**Exercise prompt:** Make an exact copy of all the material below, apart from the pictures.
-- start of Data lines --
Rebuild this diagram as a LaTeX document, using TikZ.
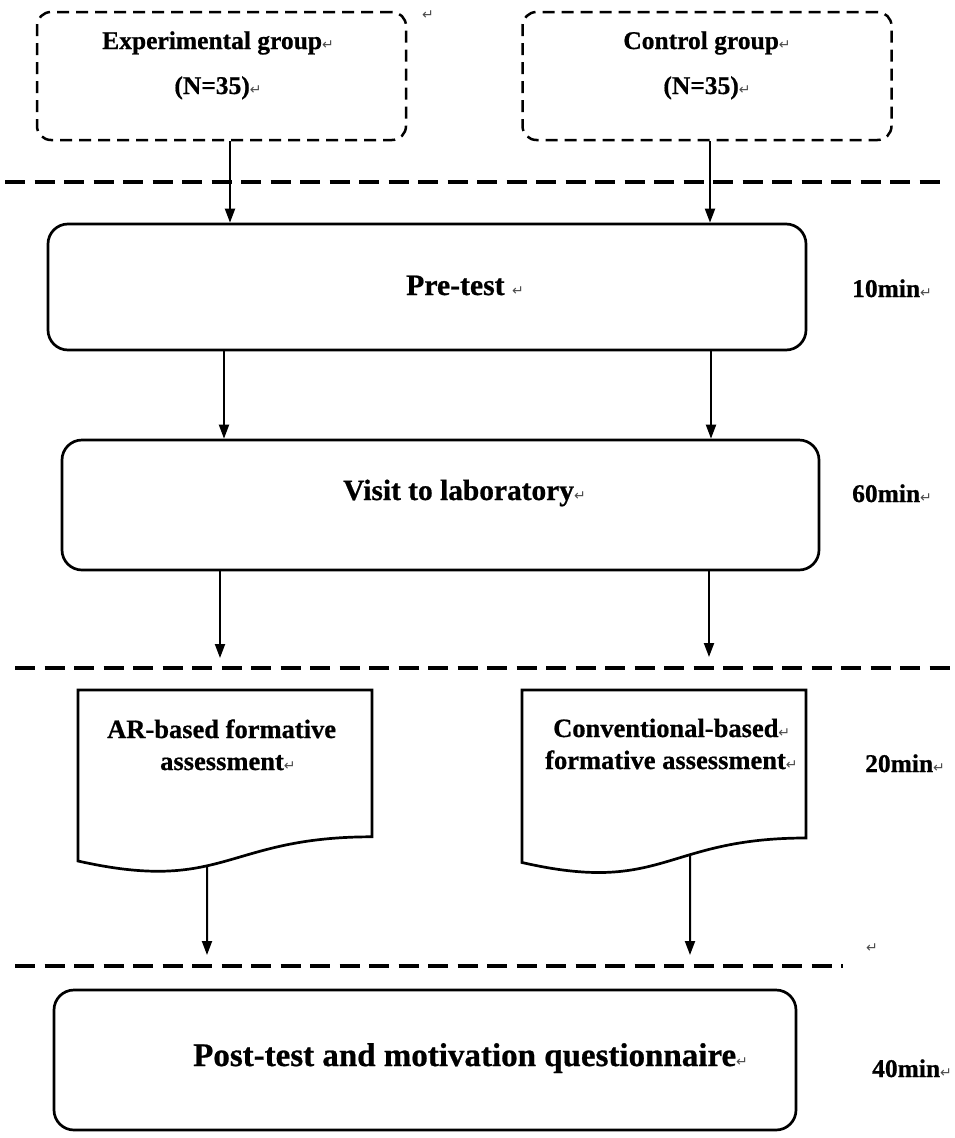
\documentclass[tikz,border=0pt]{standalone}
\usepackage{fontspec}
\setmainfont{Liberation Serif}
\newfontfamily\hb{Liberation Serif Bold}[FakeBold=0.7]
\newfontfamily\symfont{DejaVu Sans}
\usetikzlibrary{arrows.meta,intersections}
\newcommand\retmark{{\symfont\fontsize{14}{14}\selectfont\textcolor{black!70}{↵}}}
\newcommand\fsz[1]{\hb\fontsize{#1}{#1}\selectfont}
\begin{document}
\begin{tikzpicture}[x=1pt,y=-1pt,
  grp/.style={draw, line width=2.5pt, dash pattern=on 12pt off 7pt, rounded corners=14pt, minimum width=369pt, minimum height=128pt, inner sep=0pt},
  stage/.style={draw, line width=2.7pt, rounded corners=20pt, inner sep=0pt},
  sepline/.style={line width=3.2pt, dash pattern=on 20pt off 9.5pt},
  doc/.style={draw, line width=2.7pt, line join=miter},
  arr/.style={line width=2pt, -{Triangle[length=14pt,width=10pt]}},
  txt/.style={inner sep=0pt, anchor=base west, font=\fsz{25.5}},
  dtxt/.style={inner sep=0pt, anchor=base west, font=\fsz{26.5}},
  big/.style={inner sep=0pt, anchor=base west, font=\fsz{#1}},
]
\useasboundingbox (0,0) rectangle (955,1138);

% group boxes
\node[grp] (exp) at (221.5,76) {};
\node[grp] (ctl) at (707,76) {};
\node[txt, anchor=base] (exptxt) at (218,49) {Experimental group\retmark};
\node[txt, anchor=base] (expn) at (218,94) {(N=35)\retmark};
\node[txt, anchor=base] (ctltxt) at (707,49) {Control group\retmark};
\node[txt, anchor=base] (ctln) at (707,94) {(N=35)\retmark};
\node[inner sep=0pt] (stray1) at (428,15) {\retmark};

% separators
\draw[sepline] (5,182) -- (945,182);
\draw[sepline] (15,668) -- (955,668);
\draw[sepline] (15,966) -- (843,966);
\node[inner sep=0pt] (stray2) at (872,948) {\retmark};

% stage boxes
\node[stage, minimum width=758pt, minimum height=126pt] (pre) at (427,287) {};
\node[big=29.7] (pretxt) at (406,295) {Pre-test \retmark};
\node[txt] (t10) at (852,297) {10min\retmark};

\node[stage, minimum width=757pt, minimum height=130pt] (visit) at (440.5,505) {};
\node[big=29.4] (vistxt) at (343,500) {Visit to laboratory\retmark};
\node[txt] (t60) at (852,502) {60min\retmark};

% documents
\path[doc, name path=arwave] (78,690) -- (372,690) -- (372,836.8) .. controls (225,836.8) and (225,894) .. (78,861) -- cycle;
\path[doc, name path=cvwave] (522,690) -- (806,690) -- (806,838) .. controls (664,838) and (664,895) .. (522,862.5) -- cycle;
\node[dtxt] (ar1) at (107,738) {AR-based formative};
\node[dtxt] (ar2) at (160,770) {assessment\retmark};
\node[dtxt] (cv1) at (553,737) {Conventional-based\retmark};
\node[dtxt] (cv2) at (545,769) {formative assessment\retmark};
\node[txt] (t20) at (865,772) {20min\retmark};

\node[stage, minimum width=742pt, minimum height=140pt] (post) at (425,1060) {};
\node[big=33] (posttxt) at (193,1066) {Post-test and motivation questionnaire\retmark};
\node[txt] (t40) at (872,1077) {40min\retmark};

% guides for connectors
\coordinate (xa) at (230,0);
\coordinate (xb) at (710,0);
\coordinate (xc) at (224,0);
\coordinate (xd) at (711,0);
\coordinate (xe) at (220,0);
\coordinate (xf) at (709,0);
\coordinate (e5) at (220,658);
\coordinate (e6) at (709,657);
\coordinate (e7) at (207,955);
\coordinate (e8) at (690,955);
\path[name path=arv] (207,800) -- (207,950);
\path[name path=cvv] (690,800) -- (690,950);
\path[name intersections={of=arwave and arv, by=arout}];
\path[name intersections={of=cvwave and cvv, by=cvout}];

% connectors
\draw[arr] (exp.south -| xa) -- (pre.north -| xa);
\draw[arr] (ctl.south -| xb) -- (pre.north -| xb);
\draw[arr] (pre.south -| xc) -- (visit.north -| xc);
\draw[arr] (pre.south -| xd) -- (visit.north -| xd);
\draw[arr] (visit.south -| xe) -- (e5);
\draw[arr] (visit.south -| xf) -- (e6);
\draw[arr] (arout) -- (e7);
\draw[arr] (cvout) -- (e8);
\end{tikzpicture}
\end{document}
-- end of Data lines --
**Result below:**
Rebuild this diagram as a LaTeX document, using TikZ.
\documentclass[tikz,border=0pt]{standalone}
\usepackage{fontspec}
\setmainfont{Liberation Serif}
\newfontfamily\hb{Liberation Serif Bold}[FakeBold=0.7]
\newfontfamily\symfont{DejaVu Sans}
\usetikzlibrary{arrows.meta,intersections}
\newcommand\retmark{{\symfont\fontsize{14}{14}\selectfont\textcolor{black!70}{↵}}}
\newcommand\fsz[1]{\hb\fontsize{#1}{#1}\selectfont}
\begin{document}
\begin{tikzpicture}[x=1pt,y=-1pt,
  grp/.style={draw, line width=2.5pt, dash pattern=on 12pt off 7pt, rounded corners=14pt, minimum width=369pt, minimum height=128pt, inner sep=0pt},
  stage/.style={draw, line width=2.7pt, rounded corners=20pt, inner sep=0pt},
  sepline/.style={line width=3.2pt, dash pattern=on 20pt off 9.5pt},
  doc/.style={draw, line width=2.7pt, line join=miter},
  arr/.style={line width=2pt, -{Triangle[length=14pt,width=10pt]}},
  txt/.style={inner sep=0pt, anchor=base west, font=\fsz{25.5}},
  dtxt/.style={inner sep=0pt, anchor=base west, font=\fsz{26.5}},
  big/.style={inner sep=0pt, anchor=base west, font=\fsz{#1}},
]
\useasboundingbox (0,0) rectangle (955,1138);

% group boxes
\node[grp] (exp) at (221.5,76) {};
\node[grp] (ctl) at (707,76) {};
\node[txt, anchor=base] (exptxt) at (218,49) {Experimental group\retmark};
\node[txt, anchor=base] (expn) at (218,94) {(N=35)\retmark};
\node[txt, anchor=base] (ctltxt) at (707,49) {Control group\retmark};
\node[txt, anchor=base] (ctln) at (707,94) {(N=35)\retmark};
\node[inner sep=0pt] (stray1) at (428,15) {\retmark};

% separators
\draw[sepline] (5,182) -- (945,182);
\draw[sepline] (15,668) -- (955,668);
\draw[sepline] (15,966) -- (843,966);
\node[inner sep=0pt] (stray2) at (872,948) {\retmark};

% stage boxes
\node[stage, minimum width=758pt, minimum height=126pt] (pre) at (427,287) {};
\node[big=29.7] (pretxt) at (406,295) {Pre-test \retmark};
\node[txt] (t10) at (852,297) {10min\retmark};

\node[stage, minimum width=757pt, minimum height=130pt] (visit) at (440.5,505) {};
\node[big=29.4] (vistxt) at (343,500) {Visit to laboratory\retmark};
\node[txt] (t60) at (852,502) {60min\retmark};

% documents
\path[doc, name path=arwave] (78,690) -- (372,690) -- (372,836.8) .. controls (225,836.8) and (225,894) .. (78,861) -- cycle;
\path[doc, name path=cvwave] (522,690) -- (806,690) -- (806,838) .. controls (664,838) and (664,895) .. (522,862.5) -- cycle;
\node[dtxt] (ar1) at (107,738) {AR-based formative};
\node[dtxt] (ar2) at (160,770) {assessment\retmark};
\node[dtxt] (cv1) at (553,737) {Conventional-based\retmark};
\node[dtxt] (cv2) at (545,769) {formative assessment\retmark};
\node[txt] (t20) at (865,772) {20min\retmark};

\node[stage, minimum width=742pt, minimum height=140pt] (post) at (425,1060) {};
\node[big=33] (posttxt) at (193,1066) {Post-test and motivation questionnaire\retmark};
\node[txt] (t40) at (872,1077) {40min\retmark};

% guides for connectors
\coordinate (xa) at (230,0);
\coordinate (xb) at (710,0);
\coordinate (xc) at (224,0);
\coordinate (xd) at (711,0);
\coordinate (xe) at (220,0);
\coordinate (xf) at (709,0);
\coordinate (e5) at (220,658);
\coordinate (e6) at (709,657);
\coordinate (e7) at (207,955);
\coordinate (e8) at (690,955);
\path[name path=arv] (207,800) -- (207,950);
\path[name path=cvv] (690,800) -- (690,950);
\path[name intersections={of=arwave and arv, by=arout}];
\path[name intersections={of=cvwave and cvv, by=cvout}];

% connectors
\draw[arr] (exp.south -| xa) -- (pre.north -| xa);
\draw[arr] (ctl.south -| xb) -- (pre.north -| xb);
\draw[arr] (pre.south -| xc) -- (visit.north -| xc);
\draw[arr] (pre.south -| xd) -- (visit.north -| xd);
\draw[arr] (visit.south -| xe) -- (e5);
\draw[arr] (visit.south -| xf) -- (e6);
\draw[arr] (arout) -- (e7);
\draw[arr] (cvout) -- (e8);
\end{tikzpicture}
\end{document}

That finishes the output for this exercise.